**Entries with chart source code**
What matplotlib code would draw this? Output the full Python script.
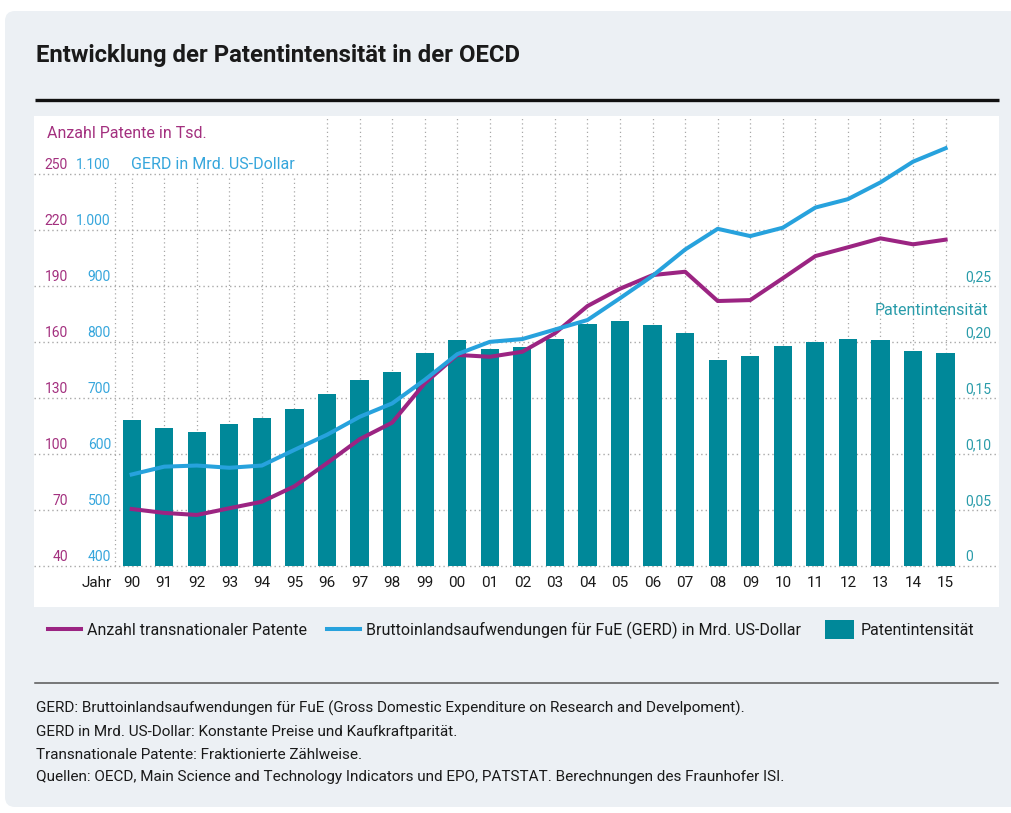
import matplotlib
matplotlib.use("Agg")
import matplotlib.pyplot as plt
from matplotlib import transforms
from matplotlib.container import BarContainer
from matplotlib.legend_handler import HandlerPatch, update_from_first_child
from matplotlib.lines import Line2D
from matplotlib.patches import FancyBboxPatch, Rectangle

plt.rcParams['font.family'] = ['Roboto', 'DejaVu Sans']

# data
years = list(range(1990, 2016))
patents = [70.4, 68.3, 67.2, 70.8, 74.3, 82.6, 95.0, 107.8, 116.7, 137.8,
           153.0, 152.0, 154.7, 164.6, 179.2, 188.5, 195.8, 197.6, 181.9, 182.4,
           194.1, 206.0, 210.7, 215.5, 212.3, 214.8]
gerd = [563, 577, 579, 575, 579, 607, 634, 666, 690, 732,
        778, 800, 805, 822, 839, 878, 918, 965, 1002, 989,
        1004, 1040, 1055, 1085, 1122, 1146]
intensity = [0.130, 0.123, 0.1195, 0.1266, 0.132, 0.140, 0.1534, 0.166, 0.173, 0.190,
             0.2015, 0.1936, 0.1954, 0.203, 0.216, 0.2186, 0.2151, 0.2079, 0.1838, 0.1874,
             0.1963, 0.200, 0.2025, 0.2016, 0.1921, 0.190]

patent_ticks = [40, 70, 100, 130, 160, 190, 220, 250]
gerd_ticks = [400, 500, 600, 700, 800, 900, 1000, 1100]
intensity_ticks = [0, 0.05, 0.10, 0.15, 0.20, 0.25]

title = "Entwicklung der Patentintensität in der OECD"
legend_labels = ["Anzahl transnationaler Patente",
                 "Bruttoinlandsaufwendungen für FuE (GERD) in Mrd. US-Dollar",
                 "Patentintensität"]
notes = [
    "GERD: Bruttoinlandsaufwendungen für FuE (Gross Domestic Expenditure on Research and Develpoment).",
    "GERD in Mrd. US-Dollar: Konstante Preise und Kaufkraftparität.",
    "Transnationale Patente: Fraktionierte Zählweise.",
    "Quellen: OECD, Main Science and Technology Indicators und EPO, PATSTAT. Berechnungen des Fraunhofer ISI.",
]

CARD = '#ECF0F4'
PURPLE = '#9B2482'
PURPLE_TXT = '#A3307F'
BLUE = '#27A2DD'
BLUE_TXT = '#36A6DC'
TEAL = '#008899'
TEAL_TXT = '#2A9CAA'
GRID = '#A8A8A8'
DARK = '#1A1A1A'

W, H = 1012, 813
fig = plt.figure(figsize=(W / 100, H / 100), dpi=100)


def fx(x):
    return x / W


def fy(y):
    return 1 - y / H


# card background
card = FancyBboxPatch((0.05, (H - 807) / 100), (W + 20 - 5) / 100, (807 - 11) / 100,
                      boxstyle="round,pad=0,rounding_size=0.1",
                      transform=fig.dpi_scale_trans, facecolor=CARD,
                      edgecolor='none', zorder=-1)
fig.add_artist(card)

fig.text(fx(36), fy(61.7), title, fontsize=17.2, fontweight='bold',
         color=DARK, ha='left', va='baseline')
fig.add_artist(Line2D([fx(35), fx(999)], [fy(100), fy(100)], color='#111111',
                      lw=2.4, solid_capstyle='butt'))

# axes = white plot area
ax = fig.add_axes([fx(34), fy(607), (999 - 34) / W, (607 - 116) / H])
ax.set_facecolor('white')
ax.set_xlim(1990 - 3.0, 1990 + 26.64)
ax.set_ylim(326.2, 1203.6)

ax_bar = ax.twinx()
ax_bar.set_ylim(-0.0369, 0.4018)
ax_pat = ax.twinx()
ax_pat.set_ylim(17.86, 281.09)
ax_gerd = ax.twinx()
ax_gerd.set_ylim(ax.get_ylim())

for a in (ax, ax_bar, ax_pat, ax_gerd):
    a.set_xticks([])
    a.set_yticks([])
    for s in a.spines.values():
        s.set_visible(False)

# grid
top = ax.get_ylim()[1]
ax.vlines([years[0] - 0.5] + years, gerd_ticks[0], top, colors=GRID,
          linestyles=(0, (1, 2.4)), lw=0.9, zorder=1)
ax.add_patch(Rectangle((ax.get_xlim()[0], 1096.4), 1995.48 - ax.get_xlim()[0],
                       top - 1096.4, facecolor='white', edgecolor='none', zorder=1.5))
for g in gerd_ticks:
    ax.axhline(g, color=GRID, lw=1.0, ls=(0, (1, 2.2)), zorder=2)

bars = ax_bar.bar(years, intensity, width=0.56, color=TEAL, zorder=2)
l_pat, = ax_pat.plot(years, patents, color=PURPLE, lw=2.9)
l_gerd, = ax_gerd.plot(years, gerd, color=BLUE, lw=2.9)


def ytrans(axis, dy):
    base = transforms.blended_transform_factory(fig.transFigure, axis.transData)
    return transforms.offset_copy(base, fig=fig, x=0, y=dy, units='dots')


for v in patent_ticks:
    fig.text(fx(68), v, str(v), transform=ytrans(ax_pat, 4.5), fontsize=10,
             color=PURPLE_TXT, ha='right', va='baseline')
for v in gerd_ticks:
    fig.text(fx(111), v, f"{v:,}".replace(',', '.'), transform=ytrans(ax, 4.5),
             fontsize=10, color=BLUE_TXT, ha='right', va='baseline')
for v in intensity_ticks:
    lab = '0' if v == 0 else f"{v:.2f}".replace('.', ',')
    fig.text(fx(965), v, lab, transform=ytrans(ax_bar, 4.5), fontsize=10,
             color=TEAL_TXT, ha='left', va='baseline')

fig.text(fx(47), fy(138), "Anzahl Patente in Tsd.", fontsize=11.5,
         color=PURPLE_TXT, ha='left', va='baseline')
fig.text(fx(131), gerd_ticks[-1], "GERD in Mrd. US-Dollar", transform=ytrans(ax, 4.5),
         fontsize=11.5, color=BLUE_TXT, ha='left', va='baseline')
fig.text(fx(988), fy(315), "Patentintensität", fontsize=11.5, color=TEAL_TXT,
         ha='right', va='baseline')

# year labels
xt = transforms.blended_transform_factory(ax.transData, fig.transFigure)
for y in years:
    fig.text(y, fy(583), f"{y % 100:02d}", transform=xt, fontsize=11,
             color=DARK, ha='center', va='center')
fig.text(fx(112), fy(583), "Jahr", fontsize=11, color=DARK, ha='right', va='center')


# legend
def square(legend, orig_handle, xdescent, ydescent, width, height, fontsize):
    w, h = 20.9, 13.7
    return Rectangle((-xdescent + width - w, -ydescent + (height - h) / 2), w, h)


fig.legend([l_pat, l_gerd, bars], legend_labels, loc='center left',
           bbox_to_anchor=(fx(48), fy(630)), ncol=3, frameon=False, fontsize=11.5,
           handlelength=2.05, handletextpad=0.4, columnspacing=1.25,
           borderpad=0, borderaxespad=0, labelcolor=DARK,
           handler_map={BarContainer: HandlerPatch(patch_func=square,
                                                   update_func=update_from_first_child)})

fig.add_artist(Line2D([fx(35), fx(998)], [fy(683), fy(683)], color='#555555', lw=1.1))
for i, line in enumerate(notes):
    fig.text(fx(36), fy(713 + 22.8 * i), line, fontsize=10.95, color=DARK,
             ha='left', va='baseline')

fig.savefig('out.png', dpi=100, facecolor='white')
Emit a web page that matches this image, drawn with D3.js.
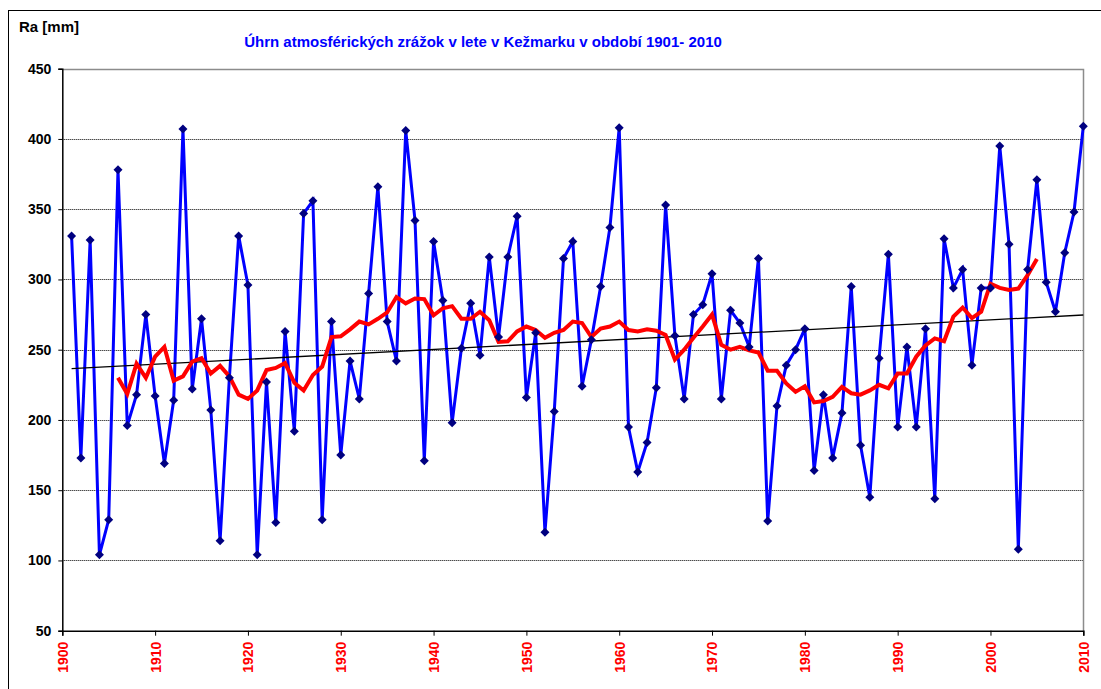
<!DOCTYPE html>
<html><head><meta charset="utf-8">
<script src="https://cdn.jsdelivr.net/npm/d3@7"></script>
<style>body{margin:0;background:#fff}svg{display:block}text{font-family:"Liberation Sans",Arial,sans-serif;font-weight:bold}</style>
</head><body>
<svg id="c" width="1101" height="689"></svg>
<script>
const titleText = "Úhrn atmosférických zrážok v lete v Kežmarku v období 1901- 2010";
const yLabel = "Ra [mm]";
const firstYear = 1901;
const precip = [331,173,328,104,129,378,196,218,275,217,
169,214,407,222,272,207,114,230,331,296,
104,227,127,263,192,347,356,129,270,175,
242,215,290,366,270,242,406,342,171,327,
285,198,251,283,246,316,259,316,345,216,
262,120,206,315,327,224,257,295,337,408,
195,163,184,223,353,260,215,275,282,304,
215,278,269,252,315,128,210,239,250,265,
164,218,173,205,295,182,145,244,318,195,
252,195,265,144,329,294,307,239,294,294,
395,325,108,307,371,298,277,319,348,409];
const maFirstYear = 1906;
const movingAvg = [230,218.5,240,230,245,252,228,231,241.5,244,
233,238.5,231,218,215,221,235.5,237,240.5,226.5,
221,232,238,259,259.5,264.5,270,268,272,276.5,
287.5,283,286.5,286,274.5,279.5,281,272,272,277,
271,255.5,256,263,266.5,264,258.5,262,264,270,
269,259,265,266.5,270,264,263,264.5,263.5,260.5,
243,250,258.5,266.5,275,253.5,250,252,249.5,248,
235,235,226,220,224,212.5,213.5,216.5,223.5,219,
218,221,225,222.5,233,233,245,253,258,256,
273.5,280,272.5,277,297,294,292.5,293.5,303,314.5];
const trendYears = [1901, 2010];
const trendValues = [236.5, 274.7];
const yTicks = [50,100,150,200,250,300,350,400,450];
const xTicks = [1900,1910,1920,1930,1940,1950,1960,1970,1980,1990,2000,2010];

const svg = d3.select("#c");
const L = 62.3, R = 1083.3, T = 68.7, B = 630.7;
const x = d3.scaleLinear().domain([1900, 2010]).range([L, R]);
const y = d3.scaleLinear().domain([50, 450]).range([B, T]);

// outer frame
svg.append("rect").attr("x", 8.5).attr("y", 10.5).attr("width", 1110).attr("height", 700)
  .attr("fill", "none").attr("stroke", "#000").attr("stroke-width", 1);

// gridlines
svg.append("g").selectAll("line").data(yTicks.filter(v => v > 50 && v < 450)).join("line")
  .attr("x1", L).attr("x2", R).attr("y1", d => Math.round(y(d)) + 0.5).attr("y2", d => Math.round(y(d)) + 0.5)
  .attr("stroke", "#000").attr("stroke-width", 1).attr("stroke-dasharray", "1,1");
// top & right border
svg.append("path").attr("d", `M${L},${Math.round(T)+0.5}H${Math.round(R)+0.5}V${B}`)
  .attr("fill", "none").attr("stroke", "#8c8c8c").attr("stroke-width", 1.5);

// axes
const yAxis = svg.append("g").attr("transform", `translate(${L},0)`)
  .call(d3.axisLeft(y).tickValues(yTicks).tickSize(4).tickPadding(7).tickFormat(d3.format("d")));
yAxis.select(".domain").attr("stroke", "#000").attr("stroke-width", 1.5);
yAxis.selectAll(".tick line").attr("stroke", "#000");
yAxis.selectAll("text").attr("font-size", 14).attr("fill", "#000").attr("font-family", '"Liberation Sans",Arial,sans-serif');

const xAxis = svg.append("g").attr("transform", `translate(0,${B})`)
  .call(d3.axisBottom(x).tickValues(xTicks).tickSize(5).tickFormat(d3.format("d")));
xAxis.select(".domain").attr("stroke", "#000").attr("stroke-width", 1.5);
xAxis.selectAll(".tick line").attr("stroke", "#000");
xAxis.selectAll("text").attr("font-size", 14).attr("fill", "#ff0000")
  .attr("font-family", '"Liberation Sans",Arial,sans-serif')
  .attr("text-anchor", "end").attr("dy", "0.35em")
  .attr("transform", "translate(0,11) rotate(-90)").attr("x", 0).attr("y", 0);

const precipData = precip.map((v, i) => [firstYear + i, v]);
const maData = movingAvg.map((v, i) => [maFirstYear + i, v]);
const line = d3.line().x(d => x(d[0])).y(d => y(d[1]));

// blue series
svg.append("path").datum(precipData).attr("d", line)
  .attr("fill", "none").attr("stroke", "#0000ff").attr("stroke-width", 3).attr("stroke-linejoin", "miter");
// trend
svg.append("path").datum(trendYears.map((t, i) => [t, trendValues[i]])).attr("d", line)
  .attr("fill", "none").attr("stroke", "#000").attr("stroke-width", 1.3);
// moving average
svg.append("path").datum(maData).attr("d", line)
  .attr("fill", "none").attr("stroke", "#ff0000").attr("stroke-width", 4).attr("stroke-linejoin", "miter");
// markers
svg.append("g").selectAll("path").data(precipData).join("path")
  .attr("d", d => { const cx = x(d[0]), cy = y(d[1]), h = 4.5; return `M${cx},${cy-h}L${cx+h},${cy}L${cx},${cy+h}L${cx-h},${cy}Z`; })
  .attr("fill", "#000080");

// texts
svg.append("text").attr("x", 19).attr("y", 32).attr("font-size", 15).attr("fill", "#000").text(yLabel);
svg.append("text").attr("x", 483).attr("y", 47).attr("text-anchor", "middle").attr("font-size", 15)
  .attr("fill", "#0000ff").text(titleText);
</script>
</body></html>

**Problem description**
Emit the lines of the material exactly, from its first line to the line containing "plt.rcParams['font.family'] = ['Roboto', 'DejaVu", inclusive; leave every picture out.

**Full response**
What matplotlib code would draw this? Output the full Python script.
import matplotlib
matplotlib.use("Agg")
import matplotlib.pyplot as plt
from matplotlib import transforms
from matplotlib.container import BarContainer
from matplotlib.legend_handler import HandlerPatch, update_from_first_child
from matplotlib.lines import Line2D
from matplotlib.patches import FancyBboxPatch, Rectangle

plt.rcParams['font.family'] = ['Roboto', 'DejaVu Sans']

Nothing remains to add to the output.